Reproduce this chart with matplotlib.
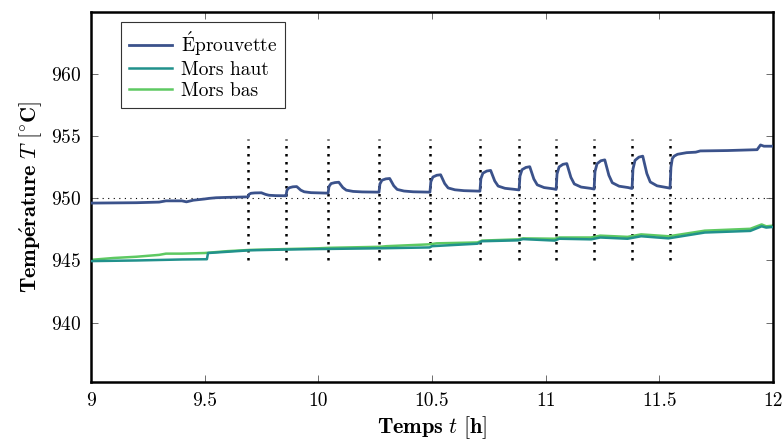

● ● ● ●

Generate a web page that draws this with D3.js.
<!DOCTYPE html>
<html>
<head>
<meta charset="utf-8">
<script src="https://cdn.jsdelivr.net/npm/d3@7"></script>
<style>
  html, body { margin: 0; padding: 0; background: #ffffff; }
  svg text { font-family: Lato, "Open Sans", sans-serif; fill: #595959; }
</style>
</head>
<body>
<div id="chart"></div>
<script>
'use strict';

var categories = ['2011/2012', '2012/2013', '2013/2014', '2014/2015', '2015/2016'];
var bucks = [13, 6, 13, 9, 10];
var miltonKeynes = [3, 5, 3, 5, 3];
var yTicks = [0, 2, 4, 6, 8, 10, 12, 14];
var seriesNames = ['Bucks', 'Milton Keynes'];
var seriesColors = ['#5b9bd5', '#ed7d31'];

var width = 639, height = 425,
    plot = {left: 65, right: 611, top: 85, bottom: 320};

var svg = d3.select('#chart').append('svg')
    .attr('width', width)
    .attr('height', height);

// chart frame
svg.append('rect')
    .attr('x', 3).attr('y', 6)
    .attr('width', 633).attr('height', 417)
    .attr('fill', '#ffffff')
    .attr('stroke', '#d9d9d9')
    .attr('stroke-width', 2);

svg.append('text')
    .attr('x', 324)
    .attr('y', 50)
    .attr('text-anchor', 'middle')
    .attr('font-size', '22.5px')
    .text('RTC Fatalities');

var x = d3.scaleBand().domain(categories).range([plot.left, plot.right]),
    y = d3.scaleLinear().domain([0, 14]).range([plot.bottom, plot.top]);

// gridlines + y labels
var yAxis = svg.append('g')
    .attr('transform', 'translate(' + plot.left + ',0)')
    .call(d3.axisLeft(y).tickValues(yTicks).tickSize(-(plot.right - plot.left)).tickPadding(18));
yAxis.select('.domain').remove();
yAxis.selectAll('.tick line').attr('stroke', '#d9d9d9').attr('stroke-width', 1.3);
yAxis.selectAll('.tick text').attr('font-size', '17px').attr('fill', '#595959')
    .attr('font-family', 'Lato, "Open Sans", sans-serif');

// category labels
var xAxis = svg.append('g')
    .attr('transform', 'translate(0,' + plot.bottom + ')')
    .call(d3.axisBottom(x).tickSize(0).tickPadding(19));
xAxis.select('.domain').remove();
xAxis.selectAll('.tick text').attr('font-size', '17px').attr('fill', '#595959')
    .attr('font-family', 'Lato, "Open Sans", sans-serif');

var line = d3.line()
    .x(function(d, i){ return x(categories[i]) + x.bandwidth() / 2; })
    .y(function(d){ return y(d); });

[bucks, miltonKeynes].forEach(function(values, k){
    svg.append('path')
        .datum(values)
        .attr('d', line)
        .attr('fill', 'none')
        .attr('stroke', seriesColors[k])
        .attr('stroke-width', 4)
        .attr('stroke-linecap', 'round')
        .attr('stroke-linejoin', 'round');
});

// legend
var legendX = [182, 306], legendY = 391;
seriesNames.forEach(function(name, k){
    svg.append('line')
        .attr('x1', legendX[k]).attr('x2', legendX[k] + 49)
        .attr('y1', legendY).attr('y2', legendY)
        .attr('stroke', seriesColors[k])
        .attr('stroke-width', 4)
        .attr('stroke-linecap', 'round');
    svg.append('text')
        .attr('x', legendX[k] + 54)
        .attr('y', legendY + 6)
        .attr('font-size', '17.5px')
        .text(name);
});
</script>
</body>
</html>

● ● ● ●

Extract exactly and only the lines above from the line containing "Generate a web" through the line containing "d3.scaleLinear().domain([0, 14]).range([plot.bottom, plot.top]);", both end lines included.

Generate a web page that draws this with D3.js.
<!DOCTYPE html>
<html>
<head>
<meta charset="utf-8">
<script src="https://cdn.jsdelivr.net/npm/d3@7"></script>
<style>
  html, body { margin: 0; padding: 0; background: #ffffff; }
  svg text { font-family: Lato, "Open Sans", sans-serif; fill: #595959; }
</style>
</head>
<body>
<div id="chart"></div>
<script>
'use strict';

var categories = ['2011/2012', '2012/2013', '2013/2014', '2014/2015', '2015/2016'];
var bucks = [13, 6, 13, 9, 10];
var miltonKeynes = [3, 5, 3, 5, 3];
var yTicks = [0, 2, 4, 6, 8, 10, 12, 14];
var seriesNames = ['Bucks', 'Milton Keynes'];
var seriesColors = ['#5b9bd5', '#ed7d31'];

var width = 639, height = 425,
    plot = {left: 65, right: 611, top: 85, bottom: 320};

var svg = d3.select('#chart').append('svg')
    .attr('width', width)
    .attr('height', height);

// chart frame
svg.append('rect')
    .attr('x', 3).attr('y', 6)
    .attr('width', 633).attr('height', 417)
    .attr('fill', '#ffffff')
    .attr('stroke', '#d9d9d9')
    .attr('stroke-width', 2);

svg.append('text')
    .attr('x', 324)
    .attr('y', 50)
    .attr('text-anchor', 'middle')
    .attr('font-size', '22.5px')
    .text('RTC Fatalities');

var x = d3.scaleBand().domain(categories).range([plot.left, plot.right]),
    y = d3.scaleLinear().domain([0, 14]).range([plot.bottom, plot.top]);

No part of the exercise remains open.